Everyone seemed surprised at the invitation to the SP to attend the UPA’s fourth anniversary dinner. The invite had gone to all UPA allies including common enemy Mayawati. As expected, Mayawati turned down the invitation. Four years ago, Amar Singh dined with the Congress, when he went there as a guest of Surjeet. But now, Amar Singh was invited by Prime Minister Manmohan Singh himself.

The process has been going on for some time now. Samajwadi party general secretary Amar Singh, who once was persona non grata for 10, Janpath, was the main speaker at a conference on health services at the Rajiv Gandhi Foundation recently. Amar Singh arrived 40 minutes late and it was the PM who engaged him in a long conversation.

At the PM’s table were Sharad Pawar, Lalu Prasad Yadav and others while Gandhi had Prakash and Brinda Karat, Sitaram Yechury, T.R. Baalu and ministers from regional parties, for company.

Will the Congress-SP relations blossom? Of course, this relationship is to keep the BSP in check and ensure the dynasties are not dented. Also Mulayam will not field candidates at Rae Bareily and Amethi where Yadav votes could cut into the majorities for Sonia and Rahul. The Congress is also expected to do the same for Mulayam and son Akilesh in their constituencies.

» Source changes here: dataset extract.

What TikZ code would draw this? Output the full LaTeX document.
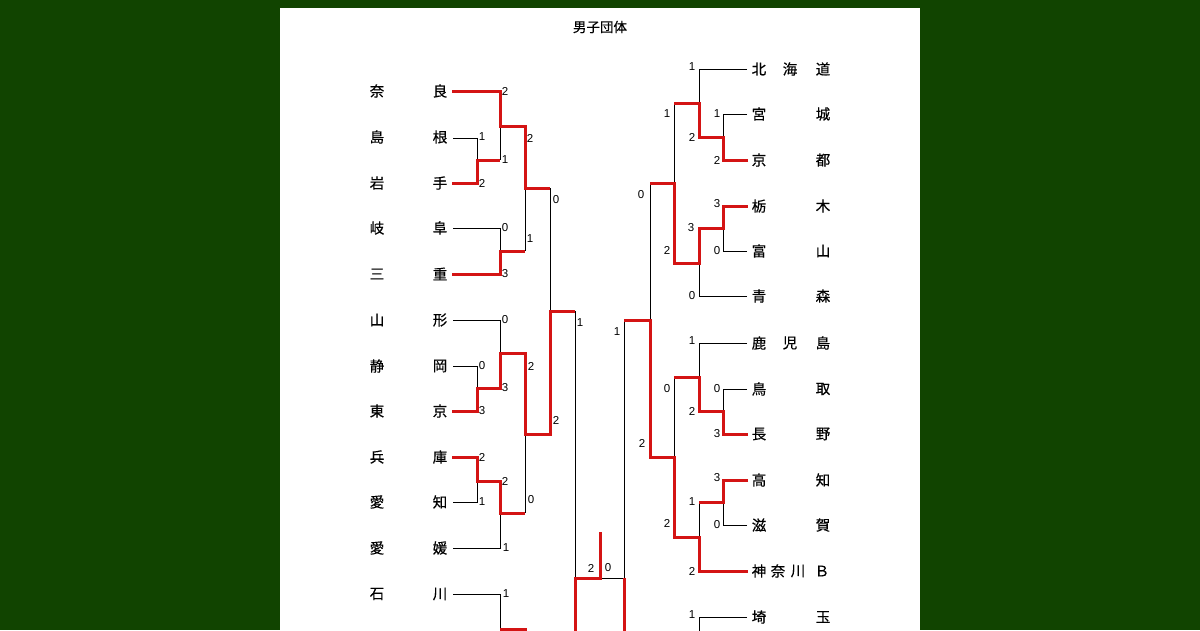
\documentclass[tikz,border=0pt]{standalone}
\usepackage{fontspec}
\setmainfont{Liberation Sans}
\newfontfamily\jp[FakeBold=0.4]{Noto Sans CJK JP}
\definecolor{bg}{RGB}{17,68,0}
\definecolor{win}{RGB}{212,20,20}
\begin{document}
\begin{tikzpicture}[x=1pt,y=-1pt,
  ln/.style={black,line width=1pt},
  wn/.style={win,line width=3pt,line join=miter},
  nm/.style={font=\jp\fontsize{14.5}{14.5}\selectfont,inner sep=0pt},
  sc/.style={font=\fontsize{11.5}{11.5}\selectfont,inner sep=0pt},
  ttl/.style={font=\jp\fontsize{13.5}{13.5}\selectfont,inner sep=0pt}]
\useasboundingbox (0,0) rectangle (1200,630);
\fill[bg] (0,0) rectangle (1200,630);
\fill[white] (280,8) rectangle (920,630);
\clip (280,8) rectangle (920,630);
\node[ttl] (title) at (600,27) {男子団体};
% left names
\foreach \i/\y/\a/\b in {1/91/奈/良,2/137/島/根,3/183/岩/手,4/228/岐/阜,5/274/三/重,6/320/山/形,7/366/静/岡,8/411/東/京,9/457/兵/庫,10/502/愛/知,11/548/愛/媛,12/594/石/川}
  {\node[nm] (la\i) at (377,\y) {\a}; \node[nm] (lb\i) at (440,\y) {\b};}
% right names
\foreach \i/\y/\a/\b/\c in {1/69/北/海/道,2/114/宮//城,3/160/京//都,4/206/栃//木,5/251/富//山,6/296/青//森,7/343/鹿/児/島,8/389/鳥//取,9/434/長//野,10/480/高//知,11/525/滋//賀,13/617/埼//玉}
  {\node[nm] (ra\i) at (759,\y) {\a}; \node[nm] (rb\i) at (790,\y) {\b}; \node[nm] (rc\i) at (823,\y) {\c};}
\node[nm] (ra12) at (759,571) {神};
\node[nm] (rb12) at (778,571) {奈};
\node[nm] (rc12) at (798,571) {川};
\node[nm] (rd12) at (822,571) {Ｂ};
% black lines
\draw[ln] (453,138)--(477,138)--(477,160);
\draw[ln] (453,228)--(500,228)--(500,251);
\draw[ln] (500,126)--(500,160);
\draw[ln] (525,188)--(525,251);
\draw[ln] (453,320)--(500,320)--(500,353);
\draw[ln] (453,366)--(477,366)--(477,388);
\draw[ln] (525,434)--(525,513);
\draw[ln] (453,502)--(477,502)--(477,481);
\draw[ln] (453,548)--(500,548)--(500,513);
\draw[ln] (453,594)--(500,594)--(500,628);
\draw[ln] (550,188)--(550,311);
\draw[ln] (575,311)--(575,578);
\draw[ln] (600,578)--(624,578);
\draw[ln] (624,320)--(624,578);
\draw[ln] (650,183)--(650,320);
\draw[ln] (674,103)--(674,183);
\draw[ln] (747,69)--(699,69)--(699,103);
\draw[ln] (747,114)--(723,114)--(723,137);
\draw[ln] (747,251)--(723,251)--(723,228);
\draw[ln] (747,296)--(699,296)--(699,263);
\draw[ln] (747,343)--(699,343)--(699,377);
\draw[ln] (747,389)--(723,389)--(723,411);
\draw[ln] (674,377)--(674,457);
\draw[ln] (747,525)--(723,525)--(723,502);
\draw[ln] (699,502)--(699,537);
\draw[ln] (747,617)--(699,617)--(699,640);
% red winner paths
\draw[wn] (452,91)--(500,91)--(500,126)--(525,126)--(525,188)--(550,188);
\draw[wn] (452,183)--(477,183)--(477,160)--(500,160);
\draw[wn] (452,274)--(500,274)--(500,251)--(525,251);
\draw[wn] (452,411)--(477,411)--(477,388)--(500,388)--(500,353)--(525,353)--(525,434)--(550,434)--(550,311)--(575,311);
\draw[wn] (452,457)--(477,457)--(477,481)--(500,481)--(500,513)--(525,513);
\draw[wn] (500,629)--(525,629)--(525,640);
\draw[wn] (575,640)--(575,578)--(600,578)--(600,532);
\draw[wn] (624,578)--(624,640);
\draw[wn] (624,320)--(650,320)--(650,457)--(674,457)--(674,537)--(699,537)--(699,571)--(748,571);
\draw[wn] (650,183)--(674,183)--(674,263)--(699,263)--(699,228)--(723,228)--(723,206)--(748,206);
\draw[wn] (748,160)--(723,160)--(723,137)--(699,137)--(699,103)--(674,103);
\draw[wn] (748,434)--(723,434)--(723,411)--(699,411)--(699,377)--(674,377);
\draw[wn] (748,480)--(723,480)--(723,502)--(699,502);
% scores
\foreach \x/\y/\s [count=\k] in {505/91/2,482/137/1,482/183/2,505/160/1,530/138/2,556/200/0,505/228/0,505/274/3,530/239/1,580/323/1,505/320/0,482/366/0,482/411/3,505/388/3,531/366/2,556/420/2,482/457/2,482/502/1,505/481/2,531/500/0,506/548/1,506/594/1,591/568/2,608/568/0,692/67/1,667/114/1,717/114/1,717/160/2,692/137/2,641/195/0,717/204/3,717/251/0,691/228/3,667/250/2,692/296/0,617/332/1,692/341/1,667/389/0,717/389/0,717/434/3,692/411/2,642/443/2,717/478/3,717/525/0,692/502/1,667/523/2,692/571/2,692/615/1}
  {\node[sc] (sc\k) at (\x,\y) {\s};}
\end{tikzpicture}
\end{document}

Sonia preferred silence, so Rahul Gandhi had to talk to the media. But Sonia was aware of all that was happening around her. She was worried about Brinda Karat’s son being kept away from his dinner. A surprised Karat stared back at the Congress President. “Mothers worry, you know.”

Mismanagement

The loss of the Congress party all over the country is not due to price rise. It’s about the mismanagement of the Congress – it is about not being able to sell your various Aam Admi schemes to the Aam Admi. There is no one at the ground level to educate the people about the benefits of these schemes.

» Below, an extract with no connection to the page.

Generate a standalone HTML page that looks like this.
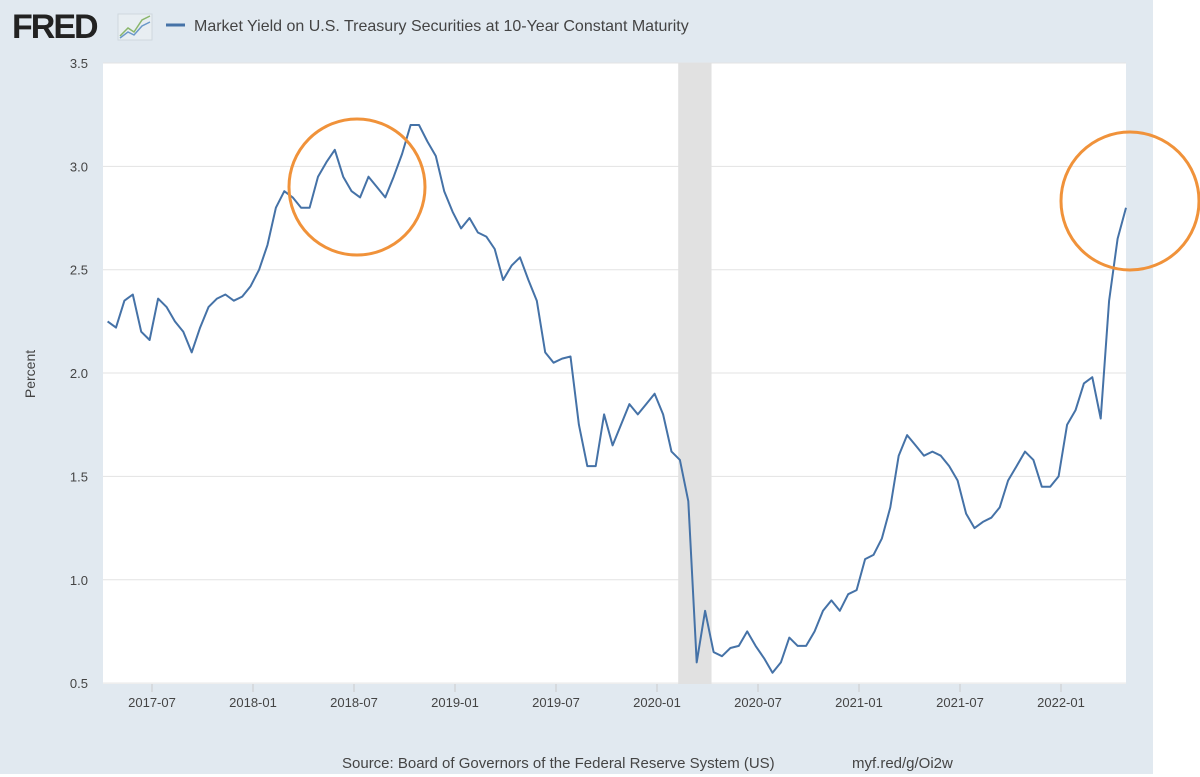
<!DOCTYPE html>
<html><head><meta charset="utf-8"><style>
body{margin:0;background:#fff;font-family:"Liberation Sans","DejaVu Sans",sans-serif}
svg{display:block}
</style></head><body>
<svg width="1200" height="777">
<rect x="0" y="0" width="1153" height="774" fill="#e1e9f0"/>
<rect x="103" y="63" width="1023" height="621" fill="#ffffff"/>
<g>
<text x="12" y="38" font-size="34" font-weight="bold" fill="#222" letter-spacing="-2">FRED</text>
<rect x="118" y="14" width="34" height="26" fill="#e8eef2" stroke="#cfd8de"/>
<polyline points="120,36 128,28 134,32 142,20 150,16" fill="none" stroke="#8ab66b" stroke-width="1.5"/>
<polyline points="120,38 128,32 134,35 142,26 150,22" fill="none" stroke="#6a98c8" stroke-width="1.5"/>
</g>
<line x1="166" y1="25" x2="185" y2="25" stroke="#4572a7" stroke-width="3"/>
<text x="194" y="31" font-size="16" fill="#444">Market Yield on U.S. Treasury Securities at 10-Year Constant Maturity</text>
<g id="grid"></g>
<g id="xaxis"></g>
<g id="band"></g>
<g id="series"></g>
<text transform="translate(35,374) rotate(-90)" text-anchor="middle" font-size="14" fill="#444">Percent</text>
<circle cx="357" cy="187" r="68" fill="none" stroke="#f0923a" stroke-width="3"/>
<circle cx="1130" cy="201" r="69" fill="none" stroke="#f0923a" stroke-width="3"/>
<text x="342" y="768" font-size="15" fill="#444">Source: Board of Governors of the Federal Reserve System (US)</text>
<text x="852" y="768" font-size="15" fill="#444">myf.red/g/Oi2w</text>
</svg>
<script>
const yTicks=[0.5,1.0,1.5,2.0,2.5,3.0,3.5];
const xTickLabels=["2017-07","2018-01","2018-07","2019-01","2019-07","2020-01","2020-07","2021-01","2021-07","2022-01"];
const xTickYears=[2017.5,2018.0,2018.5,2019.0,2019.5,2020.0,2020.5,2021.0,2021.5,2022.0];
const recession=[2020.105,2020.27];
const startYear=2017.28;
const stepYears=1/24;
const yields=[
2.25,2.22,2.35,2.38,2.20,2.16,2.36,2.32,2.25,2.20,2.10,2.22,2.32,2.36,2.38,2.35,2.37,2.42,
2.50,2.62,2.80,2.88,2.85,2.80,2.80,2.95,3.02,3.08,2.95,2.88,2.85,2.95,2.90,2.85,2.95,3.06,3.20,3.20,3.12,3.05,2.88,2.78,
2.70,2.75,2.68,2.66,2.60,2.45,2.52,2.56,2.45,2.35,2.10,2.05,2.07,2.08,1.75,1.55,1.55,1.80,1.65,1.75,1.85,1.80,1.85,1.90,
1.80,1.62,1.58,1.38,0.60,0.85,0.65,0.63,0.67,0.68,0.75,0.68,0.62,0.55,0.60,0.72,0.68,0.68,0.75,0.85,0.90,0.85,0.93,0.95,
1.10,1.12,1.20,1.35,1.60,1.70,1.65,1.60,1.62,1.60,1.55,1.48,1.32,1.25,1.28,1.30,1.35,1.48,1.55,1.62,1.58,1.45,1.45,1.50,
1.75,1.82,1.95,1.98,1.78,2.35,2.65,2.80];
const NS="http://www.w3.org/2000/svg";
function xs(t){return 253+(t-2018.0)*202;}
function ys(v){return 63+(3.5-v)*206.7;}
function mk(tag,attrs,parent){const e=document.createElementNS(NS,tag);for(const k in attrs)e.setAttribute(k,attrs[k]);parent.appendChild(e);return e;}
const grid=document.getElementById('grid');
yTicks.forEach(v=>{
  const l=mk('line',{x1:103,x2:1126,y1:ys(v),y2:ys(v),stroke:'#e3e3e3','stroke-width':1},grid);
  
  
  const t=mk('text',{x:88,y:ys(v)+5,'text-anchor':'end','font-size':13,fill:'#444'},grid);
  t.textContent=v.toFixed(1);
  
  
});
const xa=document.getElementById('xaxis');
xTickYears.forEach((y,i)=>{
  const l=mk('line',{x1:xs(y),x2:xs(y),y1:684,y2:692,stroke:'#ccc'},xa);
  
  
  const t=mk('text',{x:xs(y),y:707,'text-anchor':'middle','font-size':13,fill:'#444'},xa);
  t.textContent=xTickLabels[i];
  
  
});
const b=mk('rect',{x:xs(recession[0]),y:63,width:xs(recession[1])-xs(recession[0]),height:621,fill:'#e1e1e1'},document.getElementById('band'));


const pts=yields.map((v,i)=>xs(startYear+i*stepYears).toFixed(1)+','+ys(v).toFixed(1)).join(' ');
const pl=mk('polyline',{points:pts,fill:'none',stroke:'#4572a7','stroke-width':2,'stroke-linejoin':'round'},document.getElementById('series'));


</script>
</body></html>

Wrong people, bad judgment and money playing a larger role are the key factors. Well, as some one said, “Congress is a poor party today but the Congress leaders are rich”. The in-fighting, delay in decisions, and no CM candidates being portrayed in time contributed to the losses. Central leaders with no mass base are sent as PCC presidents, to local opposition. The general secretaries in charge of these states also don’t know much about local issues. Till the last date candidates are not announced, and the choice of people is wrong.

Party workers who desert the party during tough times are taken back and given preference over loyals who stuck around. And no hard worker, proud chief minister, minister or party worker feels the need to feed non-performing, egotistic people who surround the high command.

I do pity the Maharashtra CM who has always got a sword hanging over his head. How can you work effectively if you don’t know whether you will be Chief Minister tomorrow morning when you get up?